A mudança de entendimento agora, longe de indicar uma preocupação com o aprimoramento da gestão pública, revela um ardiloso projeto de poder que há quase um ano paralisa o país.

Assim, quanto à suposta abertura de créditos suplementares sem autorização legislativa, também não há caracterização de crime de responsabilidade a justificar o impeachment da presidente Dilma.

Porém, como o julgamento tem um indiscutível tom político, já que a Câmara e o Senado, a quem compete julgar a matéria, são instituições eminentemente políticas, não surpreende a tentativa golpista. 

Mas se o julgamento é político, convém indagar se as atuais composições da Câmara e do Senado, em que mais de um terço dos parlamentares responde a inquéritos ou ações criminais, se encontram em condições morais de afastar uma presidente da República eleita por 55 milhões de brasileiros, por não ter repassado tempestivamente os recursos para o pagamento dos benefícios sociais que o seu governo criou ou ampliou, ou, ainda, por ter aberto créditos por decreto que foram posteriormente confirmados por lei? 

Seria a primeira vez na história da humanidade que um presidente eleito pelo povo seria cassado por seu governo ter obtido empréstimos a bancos públicos ou por ter aberto crédito orçamentários, e isso levado a efeito por um parlamento composto por vários políticos sabida e gravemente envolvidos com corrupção, o que, pelo se sabe, não é o caso da presidente. 

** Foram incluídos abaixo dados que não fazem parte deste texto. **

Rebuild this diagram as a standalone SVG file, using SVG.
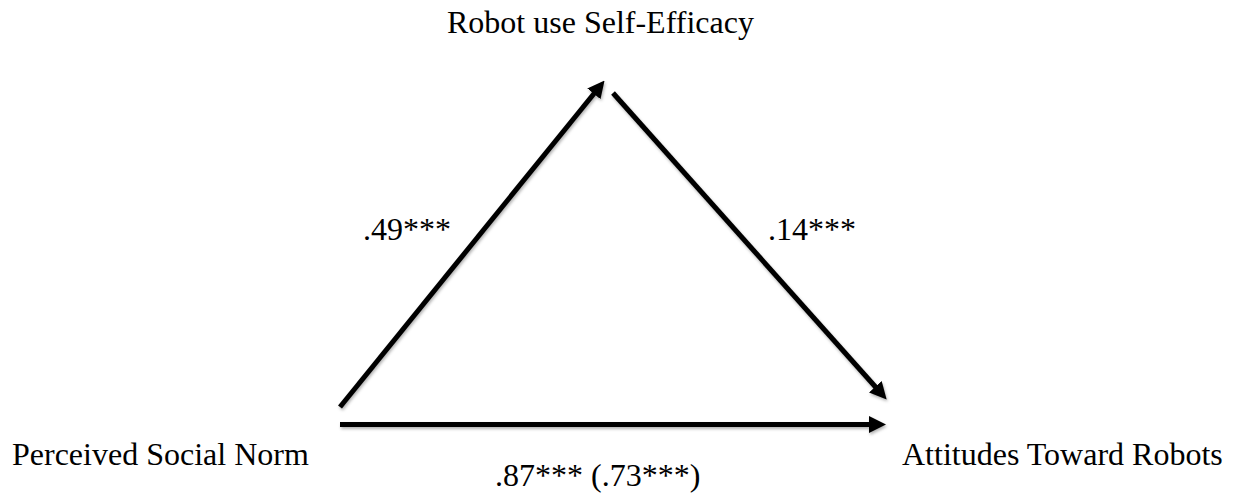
<svg xmlns="http://www.w3.org/2000/svg" width="1234" height="493" viewBox="0 0 1234 493">
  <style>
    .lbl { font-family: "Liberation Serif", "Times New Roman", serif; font-size: 32px; fill: #000; }
    .edge { stroke: #000; stroke-width: 5; fill: none; marker-end: url(#head); }
  </style>
  <defs>
    <marker id="head" viewBox="0 0 17 17" markerUnits="userSpaceOnUse" markerWidth="17" markerHeight="17" refX="1" refY="8.5" orient="auto">
      <path d="M0,0 L17,8.5 L0,17 z" fill="#000"/>
    </marker>
    <filter id="sh" x="-10%" y="-10%" width="120%" height="130%">
      <feDropShadow dx="1" dy="2" stdDeviation="1.8" flood-color="#000" flood-opacity="0.3"/>
    </filter>
  </defs>
  <rect width="1234" height="493" fill="#fff"/>
  <g id="connectors" filter="url(#sh)">
    <line class="edge" x1="340" y1="407" x2="594.5" y2="93"/>
    <line class="edge" x1="613" y1="93" x2="876" y2="387.5"/>
    <line class="edge" x1="340" y1="424.5" x2="870" y2="424.5"/>
  </g>
  <g id="node-selfefficacy">
    <text class="lbl" x="447" y="33">Robot use Self-Efficacy</text>
  </g>
  <g id="node-socialnorm">
    <text class="lbl" x="12" y="465">Perceived Social Norm</text>
  </g>
  <g id="node-attitudes">
    <text class="lbl" x="902" y="465">Attitudes Toward Robots</text>
  </g>
  <g id="edge-labels">
    <text class="lbl" x="363" y="240">.49***</text>
    <text class="lbl" x="768" y="240">.14***</text>
    <text class="lbl" x="495" y="486">.87*** (.73***)</text>
  </g>
</svg>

Os golpes no Século XXI não utilizam mais de tanque e baionetas, mas de manipulação de argumentos jurídicos e políticos que querem usurpar o papel da soberania popular na escolha dos governantes.

Espero que não seja o caso do nosso país.

Agora vamos ver quem tem, de fato, compromisso com o Estado Democrático de Direito!

Ricardo Lodi Ribeiro é advogado, professor de Direito Financeiro da UERJ e diretor eleito da Faculdade de Direito da UERJ.